### WRITTEN REQUEST
Write the listing below out again exactly, dropping the images.

----- MATERIAL TO PROCESS -----

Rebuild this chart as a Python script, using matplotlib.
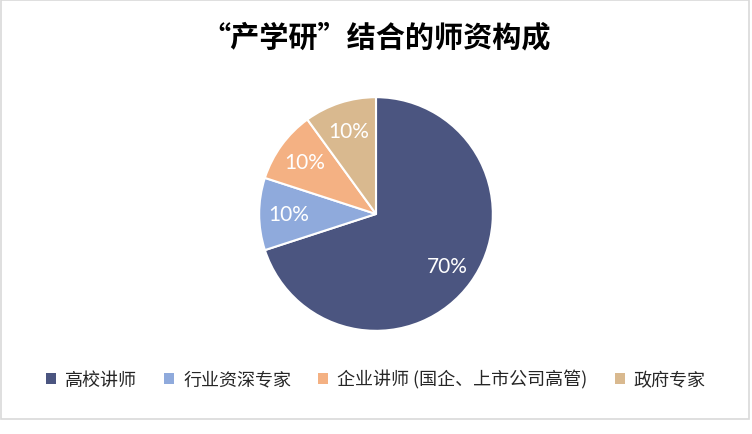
import matplotlib
matplotlib.use('Agg')
import matplotlib.pyplot as plt
from matplotlib.patches import Patch, Rectangle

plt.rcParams['font.family'] = ['Noto Sans CJK SC', 'DejaVu Sans']

# data
categories = ['高校讲师', '行业资深专家', '企业讲师 (国企、上市公司高管)', '政府专家']
shares = [70, 10, 10, 10]
colors = ['#4B5580', '#8FAADC', '#F4B183', '#D9B98F']

fig = plt.figure(figsize=(7.52, 4.35), dpi=100)

# light gray chart frame
fig.patches.append(Rectangle((1/752, 15/435), 748/752, 419/435,
                             transform=fig.transFigure, fill=False,
                             edgecolor='#D9D9D9', linewidth=1.2))

fig.text(0.5, 0.915, '“产学研”结合的师资构成', ha='center', va='center',
         fontsize=21, fontweight='bold', color='#000000')

ax = fig.add_axes([(376-118)/752, (435-333)/435, 236/752, 236/435])
wedges, texts, autotexts = ax.pie(shares, colors=colors, startangle=90,
                                  counterclock=False, autopct='%1.0f%%',
                                  pctdistance=0.75,
                                  wedgeprops={'edgecolor': 'white', 'linewidth': 1.5})
for t in autotexts:
    t.set_color('white')
    t.set_fontsize(15)
    t.set_fontfamily(['Lato', 'DejaVu Sans'])
ax.set_xlim(-1.01, 1.01)
ax.set_ylim(-1.01, 1.01)
ax.set_aspect('equal')

handles = [Patch(facecolor=c, edgecolor='none') for c in colors]
fig.legend(handles, categories, loc='center', bbox_to_anchor=(0.5, 0.126),
           ncol=4, frameon=False, fontsize=13, handlelength=0.55,
           handleheight=0.55, handletextpad=0.5, columnspacing=1.5,
           labelcolor='#262626')

fig.savefig('out.png', dpi=100)
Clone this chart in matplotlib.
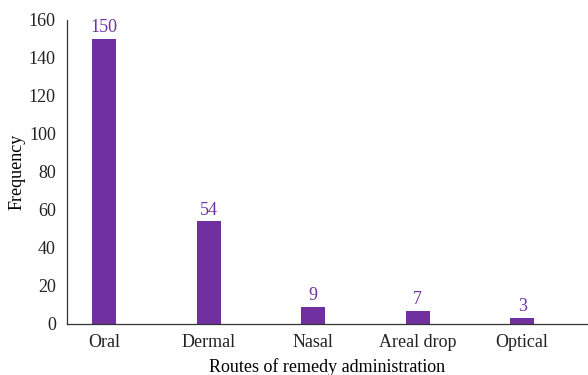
import matplotlib
matplotlib.use("Agg")
import matplotlib.pyplot as plt

routes = ["Oral", "Dermal", "Nasal", "Areal drop", "Optical"]
frequency = [150, 54, 9, 7, 3]

plt.rcParams["font.family"] = ["Liberation Serif", "DejaVu Serif"]
purple = "#7030A0"

fig = plt.figure(figsize=(5.88, 3.75), dpi=100)
ax = fig.add_axes([67 / 588, 1 - 324 / 375, (588 - 67) / 588, (324 - 20) / 375])

x = list(range(len(routes)))
ax.bar(x, frequency, width=0.23, color=purple)
for xi, v in zip(x, frequency):
    ax.text(xi, v + 1.5, str(v), ha="center", va="bottom", color=purple, fontsize=13)

ax.set_xlim(-0.355, 4.63)
ax.set_ylim(0, 160)
ax.set_yticks(range(0, 161, 20))
ax.set_xticks(x)
ax.set_xticklabels(routes)
ax.tick_params(axis="both", length=0, labelsize=13, colors="#222222")
ax.tick_params(axis="x", pad=7)
ax.tick_params(axis="y", pad=8)
for s in ["top", "right"]:
    ax.spines[s].set_visible(False)
for s in ["left", "bottom"]:
    ax.spines[s].set_color("#333333")
    ax.spines[s].set_linewidth(0.9)
ax.set_xlabel("Routes of remedy administration", fontsize=13, labelpad=5)
ax.set_ylabel("Frequency", fontsize=13)
ax.yaxis.set_label_coords(-0.08, 0.5)

fig.savefig("out.png", dpi=100)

-----

### REPLY TO THE EXERCISE
Rebuild this chart as a Python script, using matplotlib.
import matplotlib
matplotlib.use('Agg')
import matplotlib.pyplot as plt
from matplotlib.patches import Patch, Rectangle

plt.rcParams['font.family'] = ['Noto Sans CJK SC', 'DejaVu Sans']

# data
categories = ['高校讲师', '行业资深专家', '企业讲师 (国企、上市公司高管)', '政府专家']
shares = [70, 10, 10, 10]
colors = ['#4B5580', '#8FAADC', '#F4B183', '#D9B98F']

fig = plt.figure(figsize=(7.52, 4.35), dpi=100)

# light gray chart frame
fig.patches.append(Rectangle((1/752, 15/435), 748/752, 419/435,
                             transform=fig.transFigure, fill=False,
                             edgecolor='#D9D9D9', linewidth=1.2))

fig.text(0.5, 0.915, '“产学研”结合的师资构成', ha='center', va='center',
         fontsize=21, fontweight='bold', color='#000000')

ax = fig.add_axes([(376-118)/752, (435-333)/435, 236/752, 236/435])
wedges, texts, autotexts = ax.pie(shares, colors=colors, startangle=90,
                                  counterclock=False, autopct='%1.0f%%',
                                  pctdistance=0.75,
                                  wedgeprops={'edgecolor': 'white', 'linewidth': 1.5})
for t in autotexts:
    t.set_color('white')
    t.set_fontsize(15)
    t.set_fontfamily(['Lato', 'DejaVu Sans'])
ax.set_xlim(-1.01, 1.01)
ax.set_ylim(-1.01, 1.01)
ax.set_aspect('equal')

handles = [Patch(facecolor=c, edgecolor='none') for c in colors]
fig.legend(handles, categories, loc='center', bbox_to_anchor=(0.5, 0.126),
           ncol=4, frameon=False, fontsize=13, handlelength=0.55,
           handleheight=0.55, handletextpad=0.5, columnspacing=1.5,
           labelcolor='#262626')

fig.savefig('out.png', dpi=100)
Clone this chart in matplotlib.
import matplotlib
matplotlib.use("Agg")
import matplotlib.pyplot as plt

routes = ["Oral", "Dermal", "Nasal", "Areal drop", "Optical"]
frequency = [150, 54, 9, 7, 3]

plt.rcParams["font.family"] = ["Liberation Serif", "DejaVu Serif"]
purple = "#7030A0"

fig = plt.figure(figsize=(5.88, 3.75), dpi=100)
ax = fig.add_axes([67 / 588, 1 - 324 / 375, (588 - 67) / 588, (324 - 20) / 375])

x = list(range(len(routes)))
ax.bar(x, frequency, width=0.23, color=purple)
for xi, v in zip(x, frequency):
    ax.text(xi, v + 1.5, str(v), ha="center", va="bottom", color=purple, fontsize=13)

ax.set_xlim(-0.355, 4.63)
ax.set_ylim(0, 160)
ax.set_yticks(range(0, 161, 20))
ax.set_xticks(x)
ax.set_xticklabels(routes)
ax.tick_params(axis="both", length=0, labelsize=13, colors="#222222")
ax.tick_params(axis="x", pad=7)
ax.tick_params(axis="y", pad=8)
for s in ["top", "right"]:
    ax.spines[s].set_visible(False)
for s in ["left", "bottom"]:
    ax.spines[s].set_color("#333333")
    ax.spines[s].set_linewidth(0.9)
ax.set_xlabel("Routes of remedy administration", fontsize=13, labelpad=5)
ax.set_ylabel("Frequency", fontsize=13)
ax.yaxis.set_label_coords(-0.08, 0.5)

fig.savefig("out.png", dpi=100)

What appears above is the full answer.